Lagos State Transport Corporation also known as LSTC was a state owned public transport service that operated from 1958 up to the early 1990s. At its peak which was during the years preceding the Nigerian Second Republic, LSTC provided extensive bus coverage within the commercial city of Lagos.

The main equipment of the corporation was the Mercedes chassis and models 1313 and 1617.

== History ==

=== Municipal transport service ===
In 1958, Lagos Town Council acquired the Zarpas bus service which was operating thirty route permits and 47 buses, the service was licensed to operate in the suburbs of Obalende, Yaba, Apapa, Idi-Oro, Mushin and Ikoyi. The acquired operation was named Lagos Municipal Transport Service and it became the first government owned public bus service in Lagos State. In the late 1950s, this service competed with four licensed operators, in this group included Benson bus services and Oshinowo Transport. When the Lagos Town Council became the Lagos City Council, the municipal service was renamed Lagos City Transport Service. One of the council members, Julius Adeola Odeku was appointed chairman of the newly incorporated company.

The outward growth in demography from Lagos Island and its environs towards the mainland caused an increased demand for commuting that LSTC was unable to satisfy. Additional operators were allowed to complement the public bus operation leading to the entry of licensed companies operating adapted or unconventional vehicles such as Molue, a lorry chassis, Bolekaja known also as mammy wagon and Kiakia/danfo, which are minibuses. The operators were given permit to operate specific inward and outward routes usually between Iddo, Lagos and Lagos Mainland. Many of the companies went into business with used lorries and buses of varying quality and with speed as a key strategy causing a perception of a bus service bordering on recklessness.

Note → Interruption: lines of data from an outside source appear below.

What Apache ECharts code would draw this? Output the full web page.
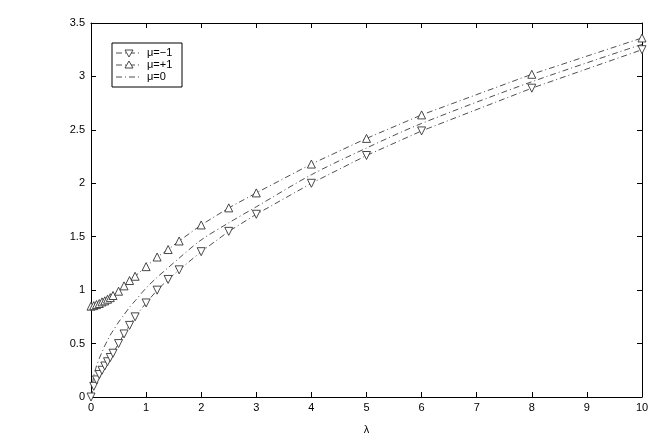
<!DOCTYPE html>
<html><head><meta charset="utf-8">
<script src="https://cdn.jsdelivr.net/npm/echarts@6/dist/echarts.min.js"></script>
<style>html,body{margin:0;padding:0;background:#fff}#c{width:654px;height:436px}</style>
</head><body><div id="c"></div>
<script>
const xVals = [0,0.05,0.1,0.15,0.2,0.25,0.3,0.35,0.4,0.5,0.6,0.7,0.8,1,1.2,1.4,1.6,2,2.5,3,4,5,6,8,10];
const muMinus1 = [0,0.10,0.16,0.21,0.25,0.29,0.33,0.37,0.41,0.5,0.59,0.67,0.75,0.88,1.0,1.1,1.19,1.36,1.55,1.71,2.0,2.26,2.49,2.89,3.25];
const muPlus1 = [0.85,0.855,0.865,0.875,0.89,0.9,0.915,0.93,0.95,0.99,1.04,1.09,1.13,1.22,1.31,1.38,1.46,1.61,1.77,1.91,2.18,2.42,2.64,3.02,3.36];
const muZero = [0,0.2,0.29,0.36,0.42,0.48,0.53,0.58,0.62,0.7,0.77,0.84,0.9,1.02,1.12,1.21,1.3,1.47,1.63,1.78,2.08,2.33,2.56,2.95,3.30];
const xTicks = [0,1,2,3,4,5,6,7,8,9,10];
const yTicks = [0,0.5,1,1.5,2,2.5,3,3.5];
const names = ['μ=−1','μ=+1','μ=0'];

const pair = ys => xVals.map((x,i)=>[x,ys[i]]);
const font = 'Liberation Sans, Arial, sans-serif';
const dash = [6,3,1,3];
const lineStyle = {color:'#222', width:0.8, type:dash};
const axisCommon = () => ({
  axisLine:{show:true,onZero:false,lineStyle:{color:'#000',width:1}},
  axisTick:{show:true,inside:true,length:5,lineStyle:{color:'#000'}},
  splitLine:{show:false}
});
// legend drawn as graphic
const lg = {x:112,y:43,w:70,h:44,rowY:[53,65,77],lineX:[116,142],markX:129,textX:147};
const legendEls = [
  {type:'rect',shape:{x:lg.x,y:lg.y,width:lg.w,height:lg.h},style:{fill:'#fff',stroke:'#000',lineWidth:1},z:100}
];
names.forEach((n,i)=>{
  const y = lg.rowY[i];
  legendEls.push({type:'line',shape:{x1:lg.lineX[0],y1:y,x2:lg.lineX[1],y2:y},style:{stroke:'#222',lineWidth:0.8,lineDash:dash},z:101});
  if(i===0) legendEls.push({type:'polygon',shape:{points:[[lg.markX-4,y-3],[lg.markX+4,y-3],[lg.markX,y+4]]},style:{fill:'#fff',stroke:'#333',lineWidth:0.9},z:102});
  if(i===1) legendEls.push({type:'polygon',shape:{points:[[lg.markX-4,y+3],[lg.markX+4,y+3],[lg.markX,y-4]]},style:{fill:'#fff',stroke:'#333',lineWidth:0.9},z:102});
  legendEls.push({type:'text',x:lg.textX,y:y,style:{text:n,fill:'#000',font:'11px '+font,textVerticalAlign:'middle',verticalAlign:'middle'},z:102});
});
const chart = echarts.init(document.getElementById('c'),null,{renderer:'canvas'});
chart.setOption({
  animation:false,
  backgroundColor:'#fff',
  grid:{left:91,right:12,top:23,bottom:39,containLabel:false,outerBoundsMode:'none'},
  xAxis:[
    Object.assign({type:'value',min:0,max:10,interval:1,position:'bottom',
      name:'λ',nameLocation:'middle',nameGap:27,nameTextStyle:{fontFamily:font,fontSize:11,color:'#000'},
      axisLabel:{fontFamily:font,fontSize:11,color:'#000',margin:5,formatter:v=>xTicks.includes(v)?String(v):''}},axisCommon()),
    Object.assign({type:'value',min:0,max:10,interval:1,position:'top',axisLabel:{show:false}},axisCommon())
  ],
  yAxis:[
    Object.assign({type:'value',min:0,max:3.5,interval:0.5,position:'left',
      axisLabel:{fontFamily:font,fontSize:11,color:'#000',margin:6,formatter:v=>yTicks.includes(v)?String(v):''}},axisCommon()),
    Object.assign({type:'value',min:0,max:3.5,interval:0.5,position:'right',axisLabel:{show:false}},axisCommon())
  ],
  graphic:legendEls,
  series:[
    {name:names[0],type:'line',data:pair(muMinus1),symbol:'triangle',symbolRotate:180,symbolSize:8,showAllSymbol:true,
      itemStyle:{color:'#fff',borderColor:'#333',borderWidth:0.9},lineStyle:lineStyle,z:3},
    {name:names[1],type:'line',data:pair(muPlus1),symbol:'triangle',symbolSize:8,showAllSymbol:true,
      itemStyle:{color:'#fff',borderColor:'#333',borderWidth:0.9},lineStyle:lineStyle,z:3},
    {name:names[2],type:'line',data:pair(muZero),symbol:'none',smooth:0.3,
      itemStyle:{color:'#222'},lineStyle:lineStyle,z:2}
  ]
});
</script></body></html>
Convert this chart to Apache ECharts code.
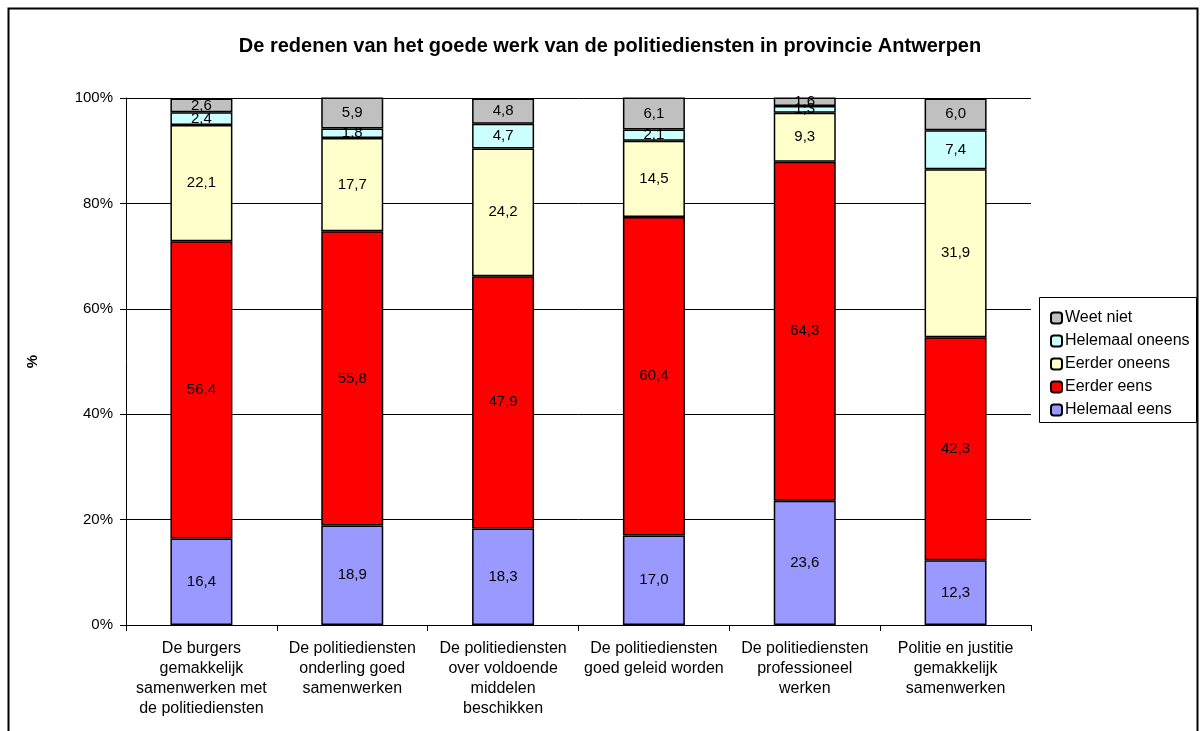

To meet demand of commuters, between 1962 and 1965, LSTC expanded with the purchase of Mercedes buses but operational deficiencies and rise of licensed and unlicensed operators hampered profitability. The influx of kiakia, bolekaja and molue buses affected the profitability of the municipal service and when the government intended to regulate the licensed and unlicensed operators through new orders, it caused a road blockade by drivers and the deflation of tires on city buses.

=== Statewide ===
In 1977, the Lagos City Transport Corporation formed the foundation of the new Lagos State Transportation Corporation. New services introduced included express bus service during the peak periods of 6:00am – 10:00am and 2pm - 7pm, excursion, inter-state and contract services.

The service underwent its peak passenger load in 1980 when about 76 million trips were taken by customers. Major bus stops included Ikeja, Mile 2, Oshodi and Race Course. Beginning in the second republic, technical inefficiencies, corruption and competition eroded the passenger share of LSTC. From an average of 240 operating buses in 1978, the average fell to 110 in 1983.

== Decline ==
Services declined by 1991 and the state government gradually winded down the corporation by leasing its fleet to private operators.